Per contro, culture quasi totalmente estranee al nostro modo di pensare, con valori spesso antitetici ai nostri, reclamano oggi attenzione, diritti, considerazione. Richieste legittime, ma non si può pensare che ciò non possa provocare, per la velocità con cui è avvenuto il processo di immigrazione, degli intoppi nell'integrazione dei nuovi arrivati in un tessuto sociale consolidato. Insomma anche gli italiani, che razzisti non sono (in apparenza), hanno bisogno di abituarsi all'idea di una società multiculturale, un'entità fino a ora totalmente sconosciuta.

Avvertiamo altresì l'esigenza di essere rassicurati circa il tasso di tolleranza delle altre culture. Su questo concetto è difficile transigere. Chi proviene da fuori deve accettare le nostre leggi, le nostre regole del gioco, i valori democratici su cui si fonda la nostra Costituzione. Non si può essere tolleranti con gli intolleranti. Non ci si può rifugiare nel relativismo culturale tanto caro ad alcuni nostri intellettuali contemporanei, che finiscono col promuovere un deleterio razzismo alla rovescia sostenendo la superiorità morale di coloro che sono storicamente oppressi e proponendo una riedizione del mito del Buon Selvaggio francamente inaccettabile.

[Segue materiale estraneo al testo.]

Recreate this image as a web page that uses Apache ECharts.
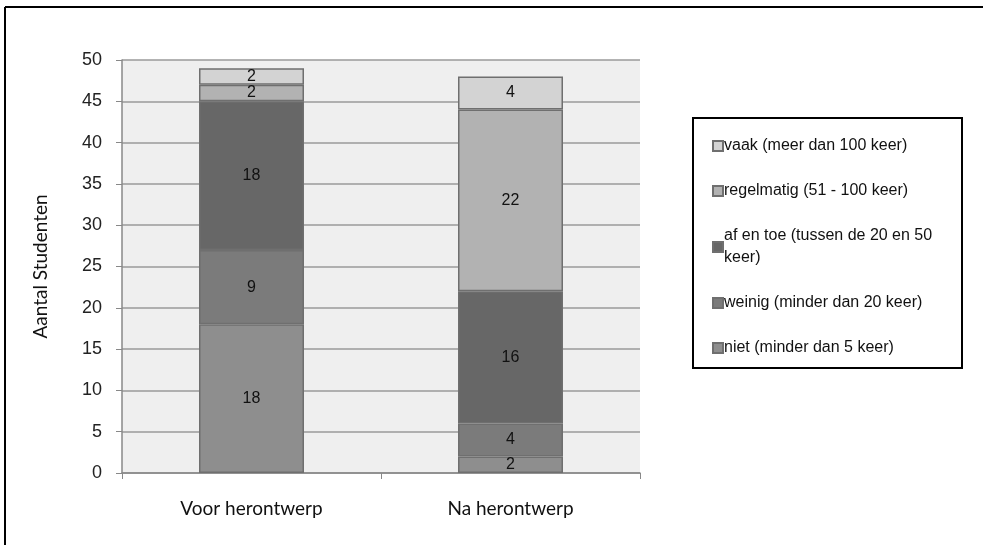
<!DOCTYPE HTML>
<html>
<head>
<meta charset="utf-8">
<title>Aantal Studenten</title>
<script src="https://cdn.jsdelivr.net/npm/echarts@6/dist/echarts.min.js"></script>
<style>
html,body{margin:0;padding:0;background:#fff;}
#main{width:983px;height:545px;}
</style>
</head>
<body>
<div id="main"></div>
<script type="text/javascript">
// data
var categories = ['Voor herontwerp', 'Na herontwerp'];
var niet = [18, 2];
var weinig = [9, 4];
var afEnToe = [18, 16];
var regelmatig = [2, 22];
var vaak = [2, 4];
var yTicks = [0, 5, 10, 15, 20, 25, 30, 35, 40, 45, 50];

var names = [
	'niet (minder dan 5 keer)',
	'weinig (minder dan 20 keer)',
	'af en toe (tussen de 20 en 50 keer)',
	'regelmatig (51 - 100 keer)',
	'vaak (meer dan 100 keer)'
];
var values = [niet, weinig, afEnToe, regelmatig, vaak];
var colors = ['#8e8e8e', '#7b7b7b', '#676767', '#b2b2b2', '#d3d3d3'];

var myChart = echarts.init(document.getElementById('main'));

var series = [];
for (var i = 0; i < names.length; i++) {
	series.push({
		name: names[i],
		type: 'bar',
		stack: 'total',
		barWidth: 105,
		data: values[i],
		itemStyle: { color: colors[i], borderColor: '#6f6f6f', borderWidth: 1.5 },
		label: {
			show: true,
			position: 'inside',
			color: '#111',
			fontFamily: 'Liberation Sans, Arial',
			fontSize: 16
		}
	});
}

var option = {
	animation: false,
	color: colors,
	grid: {
		left: 122, right: 343, top: 60, bottom: 72,
		show: true, backgroundColor: '#efefef', borderWidth: 0
	},
	legend: {
		orient: 'vertical',
		left: 707, top: 130,
		data: names.slice().reverse(),
		itemWidth: 10, itemHeight: 10,
		itemGap: 23,
		icon: 'rect',
		formatter: function (name) {
			if (name.indexOf('af en toe') === 0) return 'af en toe (tussen de 20 en 50\nkeer)';
			return name;
		},
		textStyle: { fontFamily: 'Liberation Sans, Arial', fontSize: 16, color: '#111', lineHeight: 22, padding: [0, 0, 0, -4] }
	},
	xAxis: {
		type: 'category',
		data: categories,
		axisLine: { lineStyle: { color: '#888', width: 1.5 } },
		axisTick: { show: true, length: 6, lineStyle: { color: '#888' } },
		axisLabel: { margin: 26, fontSize: 19, color: '#111', fontFamily: 'Lato, sans-serif' }
	},
	yAxis: {
		type: 'value',
		min: 0, max: 50, interval: 5,
		name: 'Aantal Studenten',
		nameLocation: 'middle',
		nameGap: 72,
		nameTextStyle: { fontSize: 19, color: '#111', fontFamily: 'Lato, sans-serif' },
		axisLine: { show: true, lineStyle: { color: '#888', width: 1.5 } },
		axisTick: { show: true, length: 6, lineStyle: { color: '#888' } },
		splitLine: { lineStyle: { color: '#9a9a9a', width: 1.5 } },
		axisLabel: {
			fontSize: 18, color: '#222', margin: 20, fontFamily: 'Liberation Sans, Arial',
			formatter: function (v) { return yTicks.indexOf(v) >= 0 ? String(v) : ''; }
		}
	},
	graphic: [
		{ type: 'line', shape: { x1: 5, y1: 7, x2: 983, y2: 7 }, style: { stroke: '#000', lineWidth: 2 } },
		{ type: 'line', shape: { x1: 5, y1: 7, x2: 5, y2: 545 }, style: { stroke: '#000', lineWidth: 2 } },
		{ type: 'rect', shape: { x: 693, y: 118, width: 269, height: 250 }, style: { fill: 'none', stroke: '#000', lineWidth: 2 } }
	],
	series: series
};

myChart.setOption(option);
</script>
</body>
</html>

Ora e difficile redigere un analisi obbiettiva sul problema del razzismo. Molti di noi sono troppo accecati dall’odio verso queste culture che ci minacciano in modo diretto non solo fisicamente ma anche economicamente. Quando sentiamo parlare di problematiche legate agli immigrati non è forse vero che le prime notizie che ci vengono in mente sono quelle legate alle rapine in villa e a stupri compiuti per lo più da persone dell’est europeo o alla concorrenza del mercato cinese che ci sta invadendo con una quantità incalcolabile di manufatti di discutibilissima qualità e dubbia provenienza? Come posso io, cittadino italiano, accogliere a braccia aperte  persone che hanno bisogno di essere mantenute dallo stato con soldi pubblici per tutta la durata del periodo di accoglienza fino a quando non si dedicano alla criminalità spesso organizzata ai danni della nazione che gli ha ospitati? Tu straniero, sei ospite nel MIO Paese ed oltre a prendere sussidi dallo Stato (per quale motivo poi) ti arroghi il diritto di violentare,uccidere,rubare?